My students increasingly express a deep weariness as they navigate their responses in the wake of climate injustice. As scientific facts multiply and historical injustices compound, litanies of loss weigh down people’s spirits. Our theological and moral dwellings are buried, it seems, and many feel too burdened to do the work of creatively transforming them. Stuck in that rut, what change could any of us conjure into the world, anyway?
The flip side of this exhaustion is an enlarged sense of moral responsibility for our effects on this planet. We think and act with growing awareness about food waste, water scarcity, and our animal and plant kin. We try to be conscious shoppers and watch our carbon footprints. Sometimes we feel pretty good about those choices. But it’s easy to feel like we’re wandering in a wilderness of stories, ads, and advice—not quite certain if we’re heading in the right direction.

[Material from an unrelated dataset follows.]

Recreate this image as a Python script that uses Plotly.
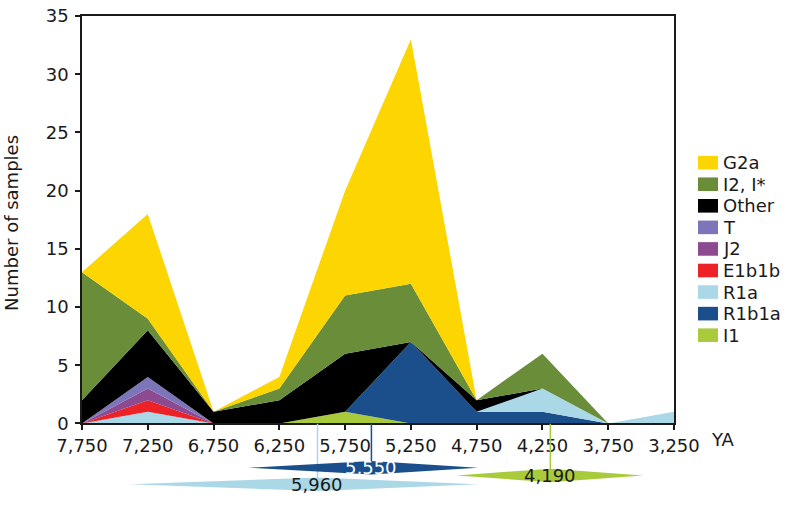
import plotly.graph_objects as go

# ---------------- data ----------------
years = [7750, 7250, 6750, 6250, 5750, 5250, 4750, 4250, 3750, 3250]

I1    = [0, 0, 0, 0, 1, 0, 0, 0, 0, 0]
R1b1a = [0, 0, 0, 0, 0, 7, 1, 1, 0, 0]
R1a   = [0, 1, 0, 0, 0, 0, 0, 2, 0, 1]
E1b1b = [0, 1, 0, 0, 0, 0, 0, 0, 0, 0]
J2    = [0, 1, 0, 0, 0, 0, 0, 0, 0, 0]
T     = [0, 1, 0, 0, 0, 0, 0, 0, 0, 0]
Other = [2, 4, 1, 2, 5, 0, 1, 0, 0, 0]
I2    = [11, 1, 0, 1, 5, 5, 0, 3, 0, 0]
G2a   = [0, 9, 0, 1, 9, 21, 0, 0, 0, 0]

# stacking order, bottom -> top
series_names  = ["I1", "R1b1a", "R1a", "E1b1b", "J2", "T", "Other", "I2, I*", "G2a"]
series_values = [I1, R1b1a, R1a, E1b1b, J2, T, Other, I2, G2a]
series_colors = ["#A9CB3B", "#1A4F8B", "#AAD8E6", "#EC2227", "#8C4A90",
                 "#7C75B9", "#000000", "#6A8D3A", "#FDD500"]

y_ticks = [0, 5, 10, 15, 20, 25, 30, 35]
x_ticks = years
y_title = "Number of samples"
x_unit = "YA"

# date estimates (kite shapes below the axis)
est_values = [5960, 5550, 4190]
est_lo     = [7385, 6485, 4905]
est_hi     = [4740, 4740, 3485]
est_colors = ["#AAD8E6", "#1A4F8B", "#A9CB3B"]
est_text_colors = ["#1a1a1a", "#ffffff", "#1a1a1a"]

# ---------------- layout helpers ----------------
W, H = 788, 506
ML, MR, MT, MB = 82, 114, 12, 5
PW, PH = W - ML - MR, H - MT - MB
AXIS_PX = 431.5
STRIP = H - MB - AXIS_PX


def px_x(p):
    return (p - ML) / PW


def px_y(p):
    return (H - MB - p) / PH


FONT = "DejaVu Sans, Liberation Sans, Arial, sans-serif"
FS = 18
TXT = "#1a1a1a"

fig = go.Figure()

for name, vals, col in zip(series_names, series_values, series_colors):
    fig.add_trace(go.Scatter(
        x=years, y=vals, name=name, mode="lines", stackgroup="one",
        line=dict(width=0, color=col), fillcolor=col, showlegend=False,
        hoverinfo="x+y+name",
    ))

# kite shapes for date estimates on a lower strip axis
est_rows = [7, 24, 16]
HALF = 7
for v, col, row in zip(est_values, est_colors, est_rows):
    fig.add_trace(go.Scatter(
        x=[v, v], y=[STRIP, row], xaxis="x", yaxis="y2",
        mode="lines", line=dict(color=col, width=1.5), showlegend=False,
        hoverinfo="skip",
    ))
for v, lo, hi, col, row in zip(est_values, est_lo, est_hi, est_colors, est_rows):
    fig.add_trace(go.Scatter(
        x=[lo, v, hi, v, lo], y=[row, row + HALF, row, row - HALF, row],
        xaxis="x", yaxis="y2", mode="lines", fill="toself",
        fillcolor=col, line=dict(width=0, color=col), showlegend=False,
        hoverinfo="skip",
    ))

annotations = []
for v, row, tc in zip(est_values, est_rows, est_text_colors):
    annotations.append(dict(
        x=v, y=row, xref="x", yref="y2", text=f"{v:,}", showarrow=False,
        font=dict(family=FONT, size=FS, color=tc), xanchor="center", yanchor="middle",
    ))

# "YA" unit after last tick
annotations.append(dict(
    x=px_x(709), y=px_y(448), xref="paper", yref="paper", text=x_unit,
    showarrow=False, xanchor="left", yanchor="middle",
    font=dict(family=FONT, size=FS, color=TXT),
))

# y-axis title
annotations.append(dict(
    x=px_x(12), y=px_y(225), xref="paper", yref="paper", text=y_title,
    showarrow=False, textangle=-90, xanchor="center", yanchor="middle",
    font=dict(family=FONT, size=FS, color=TXT),
))

# legend (top entry = top of stack)
shapes = []
LEG_Y0, LEG_DY = 163, 22.2
for i, (name, col) in enumerate(zip(series_names[::-1], series_colors[::-1])):
    cy = LEG_Y0 + i * LEG_DY
    shapes.append(dict(
        type="rect", xref="paper", yref="paper",
        x0=px_x(698), x1=px_x(718), y0=px_y(cy + 7), y1=px_y(cy - 7),
        fillcolor=col, line=dict(width=0),
    ))
    annotations.append(dict(
        x=px_x(721), y=px_y(cy), xref="paper", yref="paper", text=name,
        showarrow=False, xanchor="left", yanchor="middle",
        font=dict(family=FONT, size=FS, color=TXT),
    ))

fig.update_layout(
    width=W, height=H,
    margin=dict(l=ML, r=MR, t=MT, b=MB, pad=0),
    paper_bgcolor="white", plot_bgcolor="white",
    showlegend=False,
    font=dict(family=FONT, size=FS, color=TXT),
    xaxis=dict(
        range=[7750, 3250], tickvals=x_ticks, tickformat=",d",
        ticks="outside", ticklen=5, tickwidth=1.5, tickcolor=TXT,
        showline=True, linecolor=TXT, linewidth=1.5, mirror=True,
        showgrid=False, zeroline=False, anchor="y",
        tickfont=dict(family=FONT, size=FS, color=TXT),
    ),
    yaxis=dict(
        domain=[px_y(AXIS_PX), 1], range=[0, 35], tickvals=y_ticks,
        ticks="outside", ticklen=5, tickwidth=1.5, tickcolor=TXT,
        ticklabelstandoff=3,
        showline=True, linecolor=TXT, linewidth=1.5, mirror=True,
        showgrid=False, zeroline=False,
        tickfont=dict(family=FONT, size=FS, color=TXT),
    ),
    yaxis2=dict(
        domain=[0, px_y(AXIS_PX)], range=[0, STRIP], visible=False,
        anchor="x", fixedrange=True,
    ),
    shapes=shapes,
    annotations=annotations,
)

fig.write_html("out.html", config={"displayModeBar": False},
               post_script="document.body.style.margin='0px';")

Sarah McFarland Taylor wades into this messy space of felt eco-practice with wry humor and thorough clarity. Her writing helpfully names and explores the contemporary reality of what she calls ecopiety, “contemporary practices of environmental (or ‘green’) virtue, through daily, voluntary works of duty and obligation—from recycling drink containers and reducing packaging to taking shorter showers and purchasing green products.” A pervasive sense of ecopiety, she observes, focuses on individual ecological virtues and vices, convincing us that the best way to transform our current planetary challenges is through our own daily, “green” actions.